Of course, none of this is to say that the respondent must give retirees an option of plans, nor that if the plan goes above the threshold discussed in NYC Admin. Code § 12-126 (b)(1) that the respondent could not pass along the cost above the threshold to the retiree; only that if there is to be an option of more than one plan, that the respondent may not pass any cost of the prior plan to the retirees, as it is the Court’s understanding that the threshold is not crossed by the cost of the retirees’ current health insurance plan. This is buoyed by the fact that the current plan has been paid for by the respondent in full to this point.

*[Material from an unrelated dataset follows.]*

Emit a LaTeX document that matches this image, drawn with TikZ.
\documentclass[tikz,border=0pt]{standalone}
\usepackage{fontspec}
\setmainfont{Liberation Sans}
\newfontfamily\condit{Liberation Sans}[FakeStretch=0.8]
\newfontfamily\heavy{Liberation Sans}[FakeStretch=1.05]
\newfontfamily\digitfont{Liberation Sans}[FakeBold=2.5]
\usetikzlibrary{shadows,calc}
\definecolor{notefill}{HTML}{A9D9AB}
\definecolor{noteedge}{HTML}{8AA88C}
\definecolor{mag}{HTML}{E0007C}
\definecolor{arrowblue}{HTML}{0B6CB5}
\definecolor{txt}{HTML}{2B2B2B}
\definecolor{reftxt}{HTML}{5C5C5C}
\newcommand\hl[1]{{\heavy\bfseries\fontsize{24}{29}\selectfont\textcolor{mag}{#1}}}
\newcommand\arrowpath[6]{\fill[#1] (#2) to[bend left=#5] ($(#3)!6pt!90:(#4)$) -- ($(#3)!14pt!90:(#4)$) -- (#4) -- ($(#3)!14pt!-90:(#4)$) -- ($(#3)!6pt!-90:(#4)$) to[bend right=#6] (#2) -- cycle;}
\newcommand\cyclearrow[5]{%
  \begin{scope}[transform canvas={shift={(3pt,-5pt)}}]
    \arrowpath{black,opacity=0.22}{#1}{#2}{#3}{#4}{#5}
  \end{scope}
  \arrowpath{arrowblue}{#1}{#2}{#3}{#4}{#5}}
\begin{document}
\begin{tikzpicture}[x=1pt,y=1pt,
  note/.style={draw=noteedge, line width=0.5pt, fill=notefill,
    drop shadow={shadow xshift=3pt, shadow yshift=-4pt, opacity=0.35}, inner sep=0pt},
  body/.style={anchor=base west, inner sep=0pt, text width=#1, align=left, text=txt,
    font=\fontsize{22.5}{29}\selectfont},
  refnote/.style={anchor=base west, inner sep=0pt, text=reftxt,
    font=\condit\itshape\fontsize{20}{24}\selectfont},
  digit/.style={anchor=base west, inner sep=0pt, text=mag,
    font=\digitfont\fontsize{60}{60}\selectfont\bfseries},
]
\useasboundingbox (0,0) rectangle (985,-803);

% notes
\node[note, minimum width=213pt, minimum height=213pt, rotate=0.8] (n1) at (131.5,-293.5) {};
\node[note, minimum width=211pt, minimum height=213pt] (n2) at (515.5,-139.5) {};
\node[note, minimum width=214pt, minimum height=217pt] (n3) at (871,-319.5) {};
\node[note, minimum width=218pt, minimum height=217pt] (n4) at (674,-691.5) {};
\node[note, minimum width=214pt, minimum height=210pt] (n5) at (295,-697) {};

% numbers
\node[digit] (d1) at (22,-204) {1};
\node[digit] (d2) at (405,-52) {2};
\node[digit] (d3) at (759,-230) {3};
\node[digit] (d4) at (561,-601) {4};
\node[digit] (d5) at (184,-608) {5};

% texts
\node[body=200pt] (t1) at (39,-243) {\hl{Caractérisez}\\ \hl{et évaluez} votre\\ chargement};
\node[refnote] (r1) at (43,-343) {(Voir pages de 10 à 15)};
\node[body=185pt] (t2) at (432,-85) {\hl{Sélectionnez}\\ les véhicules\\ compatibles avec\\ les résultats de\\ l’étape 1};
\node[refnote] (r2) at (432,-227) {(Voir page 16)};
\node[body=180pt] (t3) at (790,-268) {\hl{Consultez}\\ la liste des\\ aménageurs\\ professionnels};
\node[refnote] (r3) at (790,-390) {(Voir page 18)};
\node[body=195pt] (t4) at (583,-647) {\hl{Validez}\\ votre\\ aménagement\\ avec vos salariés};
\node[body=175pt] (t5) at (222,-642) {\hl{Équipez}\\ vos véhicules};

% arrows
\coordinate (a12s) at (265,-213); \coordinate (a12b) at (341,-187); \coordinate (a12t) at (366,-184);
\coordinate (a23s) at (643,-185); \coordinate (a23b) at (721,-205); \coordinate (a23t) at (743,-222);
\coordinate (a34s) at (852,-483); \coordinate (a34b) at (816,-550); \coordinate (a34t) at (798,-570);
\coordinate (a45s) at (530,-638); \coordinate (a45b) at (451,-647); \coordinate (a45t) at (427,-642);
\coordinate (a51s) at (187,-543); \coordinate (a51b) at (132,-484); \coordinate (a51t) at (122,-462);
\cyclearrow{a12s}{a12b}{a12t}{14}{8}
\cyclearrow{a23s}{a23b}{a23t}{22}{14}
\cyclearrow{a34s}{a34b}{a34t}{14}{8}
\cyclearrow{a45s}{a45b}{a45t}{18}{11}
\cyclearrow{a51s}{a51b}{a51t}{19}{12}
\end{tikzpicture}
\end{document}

Based on the foregoing, it is therefore

ORDERED that the preliminary injunction previously put into place by this Court is lifted, except that:

1.      Enrollment in the Medicare Advantage Plan may not occur until at least April 1, 2022, and that retirees shall have the option of opting out of the Medicare Advantage Plan for not less than three months following the effective date of the Medicare Advantage Plan;

2.      The respondent is permanently enjoined from passing along any costs of the New York City retirees’ current plan to the retiree or to any of their dependents, except where such plan rises above the H.I.P.-H.M.O. threshold, as provided by New York City Administrative Code Section 12-126; and

3.   The respondent shall ensure that all retirees and dependents of such retirees pay the deductible for only one plan for the calendar year 2022.